Evaluation of Snowflake as an Enterprise Cloud Data Warehouse (DWH)
Project duration: 3 months
Brief description
The aim of the project is to evaluate Snowflake as a candidate for the replacement of an Enterprise Data Warehouse (EDWH) based on Teradata. In addition to performance analyses compared to the existing Teradata-based DWH, the integration into the customer's system landscape is of particular interest. A near-real-time data management is evaluated according to the change data capture principle, a comprehensive data import from the AWS S3 storage, a data transformation including analytical functions and Python as well as a reporting on detail data level of several billion data records with a frontend tool. The PTA supports the definition of a catalogue of criteria, the provision and import of representative test data and develops scenarios for reporting. A performance analysis is also carried out.
Supplement
The connection of the source systems to the Enterprise DWH takes place primarily according to the Change Data Capture principle with the tool HVR (High Volume Replication).
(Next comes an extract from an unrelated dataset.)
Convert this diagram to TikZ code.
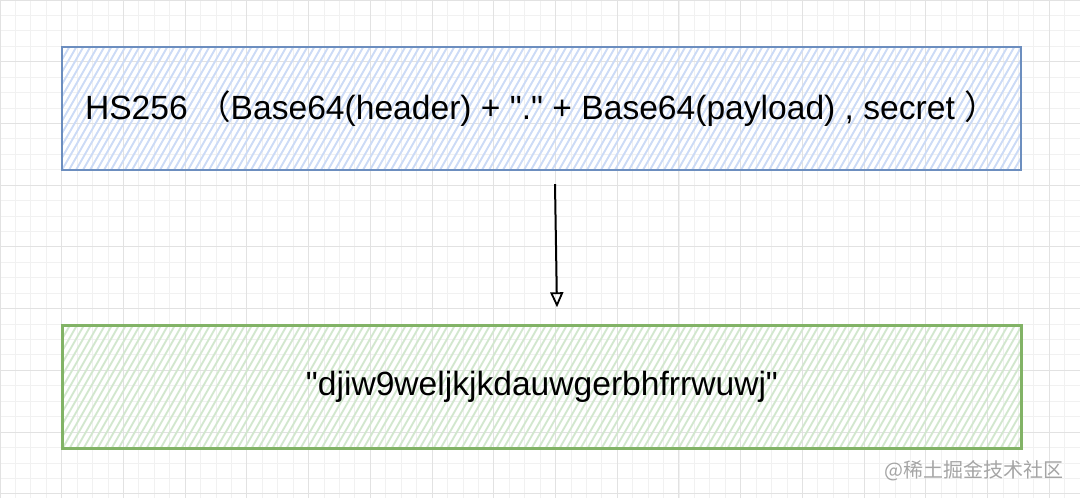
\documentclass[tikz,border=0pt]{standalone}
\usepackage{fontspec}
\newfontfamily\lat{Liberation Sans}
\newfontfamily\cjk{Noto Sans CJK SC}
\usepackage{xcolor}
\usepackage{tikz}
\usetikzlibrary{arrows.meta, positioning}
\definecolor{gridminor}{RGB}{241,241,241}
\definecolor{gridmajor}{RGB}{226,226,226}
\definecolor{sigblue}{RGB}{108,142,191}
\definecolor{sighatch}{RGB}{204,219,246}
\definecolor{hashgreen}{RGB}{130,179,102}
\definecolor{hashhatch}{RGB}{210,231,206}
\definecolor{markgray}{RGB}{165,165,165}

\begin{document}
\begin{tikzpicture}[x=1pt, y=-1pt,
    hatched/.style={path picture={
        \foreach \k in {0,...,160}
            \draw[#1, line width=1.9pt] ([xshift=\k*7pt-140pt]path picture bounding box.south west) -- ++(80,-140);
    }},
    box/.style={rectangle, line width=2.4pt, minimum width=959pt, minimum height=123pt, inner sep=0pt, font=\lat\fontsize{33.6}{40}\selectfont},
    sigbox/.style={box, draw=sigblue, hatched=sighatch},
    hashbox/.style={box, draw=hashgreen, hatched=hashhatch},
    arr/.style={-{Triangle[open, length=15pt, width=13pt, line width=1.8pt]}, line width=2pt, black}
]
\useasboundingbox (0,0) rectangle (1080,498);

% grid
\foreach \i in {0,...,70}
    \draw[gridminor, line width=0.8pt] (\i*15.43,0) -- (\i*15.43,498);
\foreach \j in {0,...,32}
    \draw[gridminor, line width=0.8pt] (0,\j*15.43) -- (1080,\j*15.43);
\foreach \i in {0,...,17}
    \draw[gridmajor, line width=0.9pt] (\i*61.72,0) -- (\i*61.72,498);
\foreach \j in {0,...,8}
    \draw[gridmajor, line width=0.9pt] (0,\j*61.72) -- (1080,\j*61.72);

\node[sigbox] (sig) at (541.5,108.5) {HS256 {\cjk （}Base64(header) + "." + Base64(payload) , secret {\cjk ）}};
\node[hashbox] (hash) at (542,387) {"djiw9weljkjkdauwgerbhfrrwuwj"};

\draw[arr] ([xshift=13.5pt, yshift=-13pt]sig.south) -- ([xshift=15pt, yshift=17pt]hash.north);

\node[anchor=east, inner sep=0pt, text=markgray, font=\cjk\fontsize{20}{24}\selectfont] (wmark) at (1064,471) {@稀土掘金技术社区};
\end{tikzpicture}
\end{document}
For source systems with large amounts of data and frequent data changes, an efficient method (Burst Mode) is tested, which works in conjunction with the AWS S3 Storage. In addition, an efficient data import from the AWS S3 storage is evaluated directly, in which several files are loaded simultaneously into tables. On the test data, the PTA performs a performance benchmark to compare the reporting response times with the existing DWH. With both horizontal and vertical scaling of Snowflake Warehouse compute performance, response time is measured based on user behavior. In addition to tool-based access with Tableau, multi-user access is simulated using a Snoflake Connector for Python. The PTA prepares the results of the benchmark for a decision basis.